Taxis in Sorong - or maybe driving in Sorong - is a death-defying activity.  As far as I can tell, there are no driving laws.  They drive on the left, but they're certainly not opposed to crossing over and driving on the right when it's convenient.  Our cab driver beeped the horn a lot - I mean, beeped his horn at every single car that passed.  I was certain we were going to get into an accident in the 15 minute drive from the airport to the boat.  I had worried about the airlines, but honestly the cab was the most dangerous part of our trip.  Todd got out our video camera and took video, trying to ask me what I was thinking, but honestly I was thinking that I needed to focus on being ready to brace for impact.

We arrived in port, and then were loaded on to dingys and on to our boat, the Raja Ampat Explorer.  As we boarded the boat, it was approximately 11:00pm EST on January 23.  It took 53 hours to get there.

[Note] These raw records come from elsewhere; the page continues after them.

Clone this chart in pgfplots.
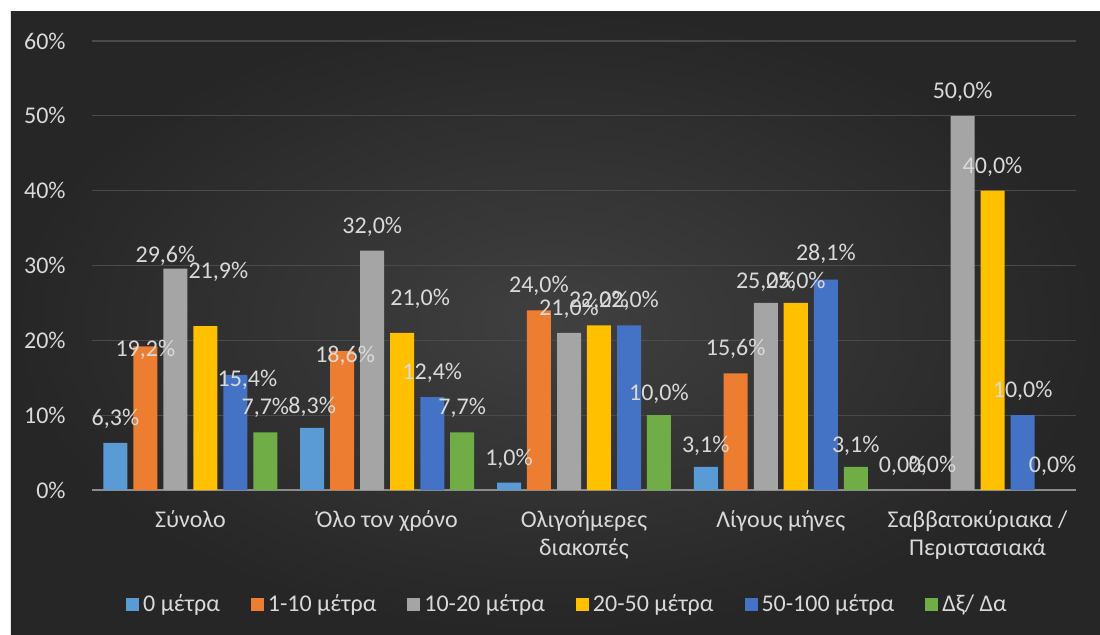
\documentclass[border=0pt]{standalone}
\usepackage{pgfplots}
\usepackage{pgfplotstable}
\pgfplotsset{compat=1.18}
\usepackage{fontspec}
\setmainfont{Carlito}
\definecolor{c1}{HTML}{5B9BD5}
\definecolor{c2}{HTML}{ED7D31}
\definecolor{c3}{HTML}{A5A5A5}
\definecolor{c4}{HTML}{FFC000}
\definecolor{c5}{HTML}{4472C4}
\definecolor{c6}{HTML}{70AD47}
\definecolor{txt}{HTML}{D9D9D9}
\definecolor{gridc}{HTML}{4A4A4A}
\definecolor{basec}{HTML}{8C8C8C}
\definecolor{bgin}{HTML}{404040}
\definecolor{bgout}{HTML}{262626}
% x = category, y = value (%), dx/dy = label offset (pt)
\pgfplotstableread{
x y dx dy
0 6.3 0 0
1 8.3 0 -1.5
2 1.0 0 0
3 3.1 0 -1.5
4 0.0 0 0
}\sA
\pgfplotstableread{
x y dx dy
0 19.2 0 -14
1 18.6 1.5 -14.5
2 24.0 0 0
3 15.6 0 0
4 0.0 0 0
}\sB
\pgfplotstableread{
x y dx dy
0 29.6 -5 -5.5
1 32.0 0 0
2 21.0 0 0
3 25.0 0 -1.5
4 50.0 0 0
}\sC
\pgfplotstableread{
x y dx dy
0 21.9 6.5 15
1 21.0 9 5
2 22.0 0 0
3 25.0 0 -1.5
4 40.0 0 0
}\sD
\pgfplotstableread{
x y dx dy
0 15.4 6 -14.5
1 12.4 0 0
2 22.0 0 0
3 28.1 0 1
4 10.0 0 0
}\sE
\pgfplotstableread{
x y dx dy
0 7.7 0 0
1 7.7 0 0
2 10.0 0 -1.5
3 3.1 0 -1.5
4 0.0 0 0
}\sF
\begin{document}
\fontsize{12}{14}\selectfont
\begin{tikzpicture}
\fill[white] (-46pt,-72pt) rectangle (504pt,245pt);
\fill[inner color=bgin, outer color=bgout] (-40.5pt,-72pt) rectangle (504pt,239.5pt);
\begin{axis}[
  at={(0pt,0pt)}, anchor=south west,
  scale only axis, width=492pt, height=224.5pt,
  xmin=-0.5, xmax=4.5, ymin=0, ymax=60,
  ybar, bar width=0.122,
  axis line style={draw=none},
  tick style={draw=none},
  major tick length=0pt,
  ytick={0,10,20,30,40,50,60},
  yticklabel={\pgfmathprintnumber{\tick}\%},
  yticklabel style={text=txt, xshift=-9pt},
  /pgf/number format/assume math mode=true,
  xtick={0,1,2,3,4},
  xticklabels={Σύνολο, Όλο τον χρόνο, {Ολιγοήμερες\\διακοπές}, Λίγους μήνες, {Σαββατοκύριακα /\\Περιστασιακά}},
  xticklabel style={text=txt, align=center, yshift=-6pt},
  ymajorgrids, grid style={draw=gridc, line width=0.6pt},
  extra y ticks={0}, extra y tick labels={},
  extra y tick style={grid=major, major grid style={draw=basec, line width=1pt}},
  visualization depends on={\thisrow{dx} \as \dx},
  visualization depends on={\thisrow{dy} \as \dy},
  nodes near coords={\pgfmathprintnumber[fixed, fixed zerofill, precision=1, use comma]{\pgfplotspointmeta}\%},
  every node near coord/.append style={text=txt, font=\fontsize{12}{14}\selectfont, xshift=\dx pt, yshift=3pt+\dy pt},
  legend columns=6,
  legend style={at={(0.4842,-0.2561)}, anchor=center, draw=none, fill=none, text=txt,
    /tikz/every even column/.append style={column sep=13.5pt},
    /tikz/every odd column/.append style={column sep=0pt}},
  legend image code/.code={\fill[#1] (0pt,-3.25pt) rectangle (6.5pt,3.25pt);},
]
\addplot[fill=c1, draw=none, bar shift=-0.381] table[x=x, y=y] {\sA};
\addplot[fill=c2, draw=none, bar shift=-0.229] table[x=x, y=y] {\sB};
\addplot[fill=c3, draw=none, bar shift=-0.076] table[x=x, y=y] {\sC};
\addplot[fill=c4, draw=none, bar shift=0.076] table[x=x, y=y] {\sD};
\addplot[fill=c5, draw=none, bar shift=0.229] table[x=x, y=y] {\sE};
\addplot[fill=c6, draw=none, bar shift=0.381] table[x=x, y=y] {\sF};
\legend{0 μέτρα, 1-10 μέτρα, 10-20 μέτρα, 20-50 μέτρα, 50-100 μέτρα, Δξ/ Δα}
\end{axis}
\end{tikzpicture}
\end{document}
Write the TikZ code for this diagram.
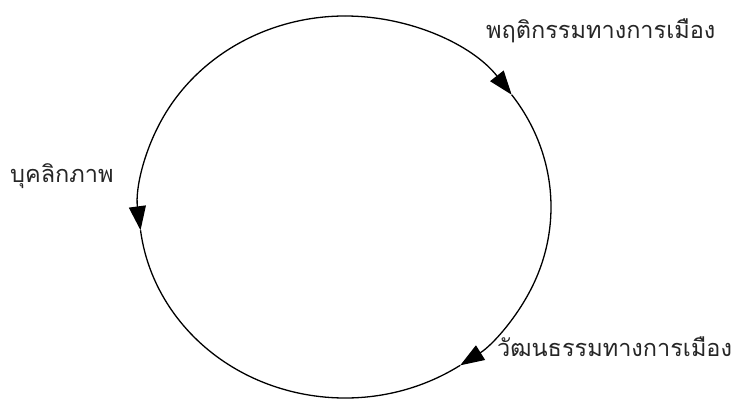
\documentclass[tikz,border=0pt]{standalone}
\usepackage{fontspec}
\newfontfamily\thaifont[Script=Thai]{Loma}
\usetikzlibrary{arrows.meta}
\begin{document}
\begin{tikzpicture}[x=1pt,y=1pt,
  ring/.style={line width=1.3pt, black},
  arr/.style={ring, -{Triangle[length=24pt,width=17pt]}},
  lbl/.style={font=\thaifont\fontsize{23.5}{27}\selectfont, inner sep=0pt, anchor=base west, text=black!85}]
\useasboundingbox (0,0) rectangle (732,399);
\def\cx{345}\def\cy{192}\def\rx{206}\def\ry{191}
\coordinate (c) at (\cx,\cy);
\draw[arr] ([shift={(90:{\rx} and {\ry})}]c) arc[start angle=90, end angle=36, x radius=\rx, y radius=\ry];
\draw[arr] ([shift={(36:{\rx} and {\ry})}]c) arc[start angle=36, end angle=-56, x radius=\rx, y radius=\ry];
\draw[ring] ([shift={(-56:{\rx} and {\ry})}]c) arc[start angle=-56, end angle=-173, x radius=\rx, y radius=\ry];
\draw[arr] ([shift={(90:{\rx} and {\ry})}]c) arc[start angle=90, end angle=187, x radius=\rx, y radius=\ry];
\node[lbl] (behav) at (486,360) {พฤติกรรมทางการเมือง};
\node[lbl] (pers) at (10,216) {บุคลิกภาพ};
\node[lbl] (cult) at (497,42) {วัฒนธรรมทางการเมือง};
\end{tikzpicture}
\end{document}
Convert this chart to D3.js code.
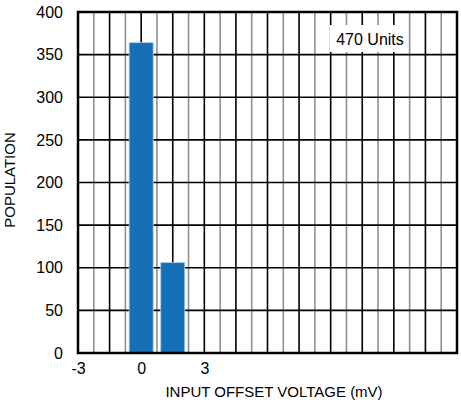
<!DOCTYPE html>
<html>
<head>
<meta charset="utf-8">
<script src="https://cdn.jsdelivr.net/npm/d3@7"></script>
<style>
  body { margin: 0; background: #fff; }
  svg { display: block; font-family: "Liberation Sans", Arial, sans-serif; }
</style>
</head>
<body>
<svg id="chart" width="461" height="406"></svg>
<script>
'use strict'

// --- data
let binCenters = [0, 1.5]
let binCounts = [364, 106]
let xTickValues = [-3, 0, 3]
let yTickValues = [0, 50, 100, 150, 200, 250, 300, 350, 400]
let legendText = '470 Units'

let svg = d3.select('#chart')

// --------------------------------------------------------------------
// ------------------------------------------ POSITIONNING DATA -------

let plotLeft = 78, plotRight = 457, plotTop = 12, plotBottom = 353

let xScale = d3.scaleLinear().domain([-3, 15]).range([plotLeft, plotRight])
let yScale = d3.scaleLinear().domain([0, 400]).range([plotBottom, plotTop])

// --------------------------------------------------------------------
// ------------------------------------------------------ GRIDS -------

let gridG = svg.append('g')

// vertical lines every 0.75 mV, dark ones every 1.5
let vLines = d3.range(1, 24).map(i => -3 + i*0.75)
gridG.selectAll('line.v').data(vLines)
  .enter().append('line')
    .attr('class', 'v')
    .attr('x1', d => xScale(d)).attr('x2', d => xScale(d))
    .attr('y1', plotTop).attr('y2', plotBottom)
    .attr('stroke', (d,i) => i % 2 == 0 ? '#8f8f8f' : '#000')
    .attr('stroke-width', 1.6)

gridG.selectAll('line.h').data(yTickValues.slice(1, -1))
  .enter().append('line')
    .attr('class', 'h')
    .attr('x1', plotLeft).attr('x2', plotRight)
    .attr('y1', d => yScale(d)).attr('y2', d => yScale(d))
    .attr('stroke', '#000')
    .attr('stroke-width', 1.6)

// --------------------------------------------------------------------
// ------------------------------------------------------- BARS -------

let barW = 1.14
svg.append('g').selectAll('rect').data(binCenters)
  .enter().append('rect')
    .attr('x', d => xScale(d - barW/2))
    .attr('width', xScale(barW) - xScale(0))
    .attr('y', (d,i) => yScale(binCounts[i]))
    .attr('height', (d,i) => yScale(0) - yScale(binCounts[i]))
    .attr('fill', '#1570b8')
    .attr('stroke', '#a9cbe6')
    .attr('stroke-width', 0.8)

// --- legend box
svg.append('rect')
  .attr('x', 330).attr('y', 25)
  .attr('width', 78).attr('height', 27)
  .attr('fill', '#fff')
svg.append('text')
  .attr('x', 370).attr('y', 45)
  .attr('text-anchor', 'middle')
  .attr('font-size', 16)
  .attr('fill', '#000')
  .text(legendText)

// --- frame
svg.append('rect')
  .attr('x', plotLeft).attr('y', plotTop)
  .attr('width', plotRight - plotLeft).attr('height', plotBottom - plotTop)
  .attr('fill', 'none')
  .attr('stroke', '#000')
  .attr('stroke-width', 2.5)

// --------------------------------------------------------------------
// ------------------------------------------------------- AXIS -------

let x_axis = d3.axisBottom(xScale).tickValues(xTickValues)
  .tickFormat(d => String(d)).tickSize(0).tickPadding(10)
let y_axis = d3.axisLeft(yScale).tickValues(yTickValues).tickSize(0).tickPadding(15)

let xg = svg.append('g')
  .attr('transform', 'translate(0,' + plotBottom + ')')
  .call(x_axis)
let yg = svg.append('g')
  .attr('transform', 'translate(' + plotLeft + ',0)')
  .call(y_axis)

;[xg, yg].forEach(g => {
  g.select('.domain').remove()
  g.selectAll('text')
    .attr('font-size', 16)
    .attr('font-family', '"Liberation Sans", Arial, sans-serif')
    .attr('fill', '#000')
})

svg.append('text')
  .attr('x', 274).attr('y', 397)
  .attr('text-anchor', 'middle')
  .attr('font-size', 15)
  .text('INPUT OFFSET VOLTAGE (mV)')

svg.append('text')
  .attr('transform', 'translate(15,180) rotate(-90)')
  .attr('text-anchor', 'middle')
  .attr('font-size', 15)
  .text('POPULATION')
</script>
</body>
</html>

...and finally we were there, so in my next post you'll actually get to some of the meat of the story!!  Hooray!!


Mary said...

hmm, I wonder if the preference for the squat potties is because Indonesian public bathrooms might not get cleaned as frequently as they typically would in the U.S.? I learned in Chile that it's always a good idea to travel with a roll of TP.

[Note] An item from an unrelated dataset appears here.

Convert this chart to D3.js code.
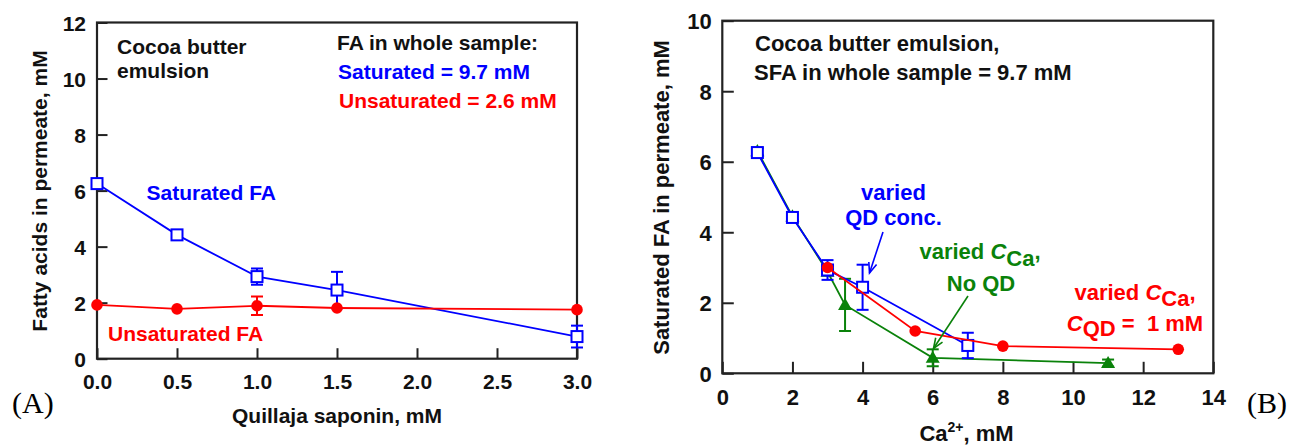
<!DOCTYPE html>
<html><head><meta charset="utf-8">
<script src="https://cdn.jsdelivr.net/npm/d3@7"></script>
<style>
html,body{margin:0;padding:0;background:#fff;}
text{font-family:"Liberation Sans",Arial,sans-serif;font-weight:bold;}
</style></head>
<body>
<svg id="c" width="1290" height="446"></svg>
<script>
// ---------- Panel A data ----------
const quillaja = [0, 0.5, 1.0, 1.5, 3.0];
const satFA    = [6.25, 4.42, 2.93, 2.45, 0.79];
const satErr   = [0.08, 0.08, 0.29, 0.65, 0.39];
const unsatFA  = [1.92, 1.78, 1.89, 1.81, 1.75];
const unsatErr = [0.05, 0.05, 0.33, 0.05, 0.05];
const aXTicks = [0, 0.5, 1.0, 1.5, 2.0, 2.5, 3.0];
const aYTicks = [0, 2, 4, 6, 8, 10, 12];

// ---------- Panel B data ----------
const qdCa   = [1, 2, 3, 4, 7];            // varied QD conc.
const qdSFA  = [6.26, 4.42, 2.93, 2.44, 0.79];
const qdErr  = [0.12, 0.08, 0.28, 0.64, 0.36];
const caQdCa  = [3, 5.5, 8, 13];           // varied C_Ca, C_QD = 1 mM
const caQdSFA = [3.0, 1.2, 0.77, 0.68];
const caNoCa  = [1, 2, 3, 3.5, 6, 11];     // varied C_Ca, no QD
const caNoSFA = [6.3, 4.45, 2.88, 1.94, 0.44, 0.29];
const caNoErr = [0.1, 0.05, 0.05, 0.74, 0.24, 0.1];
const bXTicks = [0, 2, 4, 6, 8, 10, 12, 14];
const bYTicks = [0, 2, 4, 6, 8, 10];

const BLUE = "#0000ff", RED = "#ff0000", GREEN = "#0a820a";
const svg = d3.select("#c");

function panel(cfg) {
  const g = svg.append("g");
  const x = d3.scaleLinear().domain(cfg.xd).range([cfg.l, cfg.r]);
  const y = d3.scaleLinear().domain(cfg.yd).range([cfg.b, cfg.t]);
  const ax = g.append("g").attr("transform", `translate(0,${cfg.b})`)
    .call(d3.axisBottom(x).tickValues(cfg.xt).tickFormat(cfg.xf).tickSize(-cfg.tl).tickPadding(cfg.xpad));
  const ay = g.append("g").attr("transform", `translate(${cfg.l},0)`)
    .call(d3.axisLeft(y).tickValues(cfg.yt).tickFormat(d3.format("d")).tickSize(-cfg.tl).tickPadding(cfg.ypad));
  [ax, ay].forEach(a => {
    a.select(".domain").remove();
    a.selectAll("line").attr("stroke", "#222").attr("stroke-width", 2);
    a.selectAll("text").attr("fill", "#111").style("font-size", cfg.fs + "px")
      .style("font-family", '"Liberation Sans", Arial, sans-serif').style("font-weight", "bold");
  });
  ay.selectAll("text").attr("dy", "0.36em");
  g.append("rect").attr("x", cfg.l).attr("y", cfg.t).attr("width", cfg.r - cfg.l).attr("height", cfg.b - cfg.t)
    .attr("fill", "none").attr("stroke", "#222").attr("stroke-width", 2.2);
  return {g, x, y};
}

function series(p, xs, ys, errs, color, marker) {
  const pts = xs.map((v, i) => ({x: v, y: ys[i], e: errs ? errs[i] : 0}));
  const line = d3.line().x(d => p.x(d.x)).y(d => p.y(d.y));
  p.g.append("path").datum(pts).attr("d", line).attr("fill", "none")
    .attr("stroke", color).attr("stroke-width", 1.8);
  if (errs) {
    const eb = p.g.append("g").attr("stroke", color).attr("stroke-width", 2);
    pts.forEach(d => {
      if (d.e <= 0.06) return;
      const cx = p.x(d.x), y1 = p.y(d.y + d.e), y2 = p.y(d.y - d.e);
      eb.append("line").attr("x1", cx).attr("x2", cx).attr("y1", y1).attr("y2", y2);
      eb.append("line").attr("x1", cx - 6).attr("x2", cx + 6).attr("y1", y1).attr("y2", y1);
      eb.append("line").attr("x1", cx - 6).attr("x2", cx + 6).attr("y1", y2).attr("y2", y2);
    });
  }
  const mk = p.g.append("g");
  pts.forEach(d => {
    const cx = p.x(d.x), cy = p.y(d.y);
    if (marker === "square") {
      mk.append("rect").attr("x", cx - 5.5).attr("y", cy - 5.5).attr("width", 11).attr("height", 11)
        .attr("fill", "#fff").attr("stroke", color).attr("stroke-width", 2);
    } else if (marker === "circle") {
      mk.append("circle").attr("cx", cx).attr("cy", cy).attr("r", 5.8).attr("fill", color);
    } else {
      mk.append("path").attr("d", d3.symbol(d3.symbolTriangle, 85)())
        .attr("transform", `translate(${cx},${cy + 1})`).attr("fill", color);
    }
  });
}

function txt(x, y, s, color, size, anchor) {
  return svg.append("text").attr("x", x).attr("y", y).attr("fill", color)
    .attr("text-anchor", anchor || "start").style("font-size", size + "px").text(s);
}

// ---------- Panel A ----------
const A = panel({xd: [0, 3], yd: [0, 12], l: 97, r: 577, t: 22.5, b: 358.7,
  xt: aXTicks, yt: aYTicks, xf: d3.format(".1f"), tl: 10.5, xpad: 15, ypad: 11, fs: 21});
series(A, quillaja, satFA, satErr, BLUE, "square");
series(A, quillaja, unsatFA, unsatErr, RED, "circle");

txt(117, 54, "Cocoa butter", "#111", 21);
txt(117, 77.5, "emulsion", "#111", 21);
txt(337, 50, "FA in whole sample:", "#111", 21);
txt(338, 79, "Saturated = 9.7 mM", BLUE, 21);
txt(339, 108, "Unsaturated = 2.6 mM", RED, 21);
txt(146.5, 199.5, "Saturated FA", BLUE, 21);
txt(108, 341, "Unsaturated FA", RED, 21);
txt(337, 423, "Quillaja saponin, mM", "#111", 21, "middle");
svg.append("text").attr("transform", "translate(47,191) rotate(-90)").attr("text-anchor", "middle")
  .attr("fill", "#111").style("font-size", "21px").text("Fatty acids in permeate, mM");
svg.append("text").attr("x", 12).attr("y", 413).attr("fill", "#000")
  .style("font-family", '"Liberation Serif", "Times New Roman", serif').style("font-weight", "normal")
  .style("font-size", "30px").text("(A)");

// ---------- Panel B ----------
const B = panel({xd: [0, 14], yd: [0, 10], l: 722.3, r: 1213.3, t: 20.7, b: 373.3,
  xt: bXTicks, yt: bYTicks, xf: d3.format("d"), tl: 11.5, xpad: 16.5, ypad: 10.6, fs: 22});
series(B, caNoCa, caNoSFA, caNoErr, GREEN, "triangle");
series(B, qdCa, qdSFA, qdErr, BLUE, "square");
series(B, caQdCa, caQdSFA, null, RED, "circle");

txt(755, 51, "Cocoa butter emulsion,", "#111", 22);
txt(754, 80, "SFA in whole sample = 9.7 mM", "#111", 22);
txt(893.5, 200, "varied", BLUE, 22, "middle");
txt(893.5, 225, "QD conc.", BLUE, 22, "middle");

function subLabel(x, y, pre, sub, post, color, dy) {
  const t = txt(x, y, "", color, 22, "middle");
  if (pre) t.append("tspan").text(pre);
  t.append("tspan").style("font-style", "italic").text("C");
  t.append("tspan").attr("dy", dy).text(sub);
  t.append("tspan").attr("dy", -dy).text(post);
  return t;
}
subLabel(980, 259, "varied ", "Ca", ",", GREEN, 7);
txt(981, 291, "No QD", GREEN, 22, "middle");
subLabel(1135, 300, "varied ", "Ca", ",", RED, 6);
subLabel(1135, 331, "", "QD", " =\u00a0 1 mM", RED, 5);

// x-axis title with superscript
const bt = txt(966.5, 441, "Ca", "#111", 22, "middle");
bt.append("tspan").attr("dy", -9).style("font-size", "14px").text("2+");
bt.append("tspan").attr("dy", 9).text(", mM");
svg.append("text").attr("transform", "translate(669,197.5) rotate(-90)").attr("text-anchor", "middle")
  .attr("fill", "#111").style("font-size", "22px").text("Saturated FA in permeate, mM");
svg.append("text").attr("x", 1247).attr("y", 413).attr("fill", "#000")
  .style("font-family", '"Liberation Serif", "Times New Roman", serif').style("font-weight", "normal")
  .style("font-size", "30px").text("(B)");

// arrows
function arrow(x1, y1, x2, y2, color) {
  const g = svg.append("g").attr("stroke", color).attr("stroke-width", 1.6).attr("fill", "none");
  g.append("line").attr("x1", x1).attr("y1", y1).attr("x2", x2).attr("y2", y2);
  const a = Math.atan2(y2 - y1, x2 - x1), L = 11, w = 0.38;
  g.append("path").attr("d",
    `M${x2 - L * Math.cos(a - w)},${y2 - L * Math.sin(a - w)} L${x2},${y2} L${x2 - L * Math.cos(a + w)},${y2 - L * Math.sin(a + w)}`);
}
arrow(883, 232, 869.5, 273, BLUE);
arrow(968, 296, 933.5, 348.5, GREEN);
</script>
</body></html>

Maybe your mystery veggie was taro?

Sandra said...

I find the bathroom stuff fasinating

Sandra said...

Oh and always have some tissues with you, or put several sheets worth in your panties, like a liner. then you have it when needed or if you have a bit of an accident!

Kim said...

Mary, taro was my first thought, actually. They looked like potato, but doughy. It was a weird texture, but I was hungry, so it worked. We didn't encounter taro anywhere else and I have limited taro experience, so we are unsure.

Wacky Neighbor said...

Kim, there are no travelblogs that leave me with my face in my hands, somewhere between hilarity and disgust, like yours. Thanks!

Whitney said...

I experienced the squatty potty in India too. It wasn't all that bad after trying it out but I don't understand how they don't use toilet paper. I can't wait to hear more about your trip!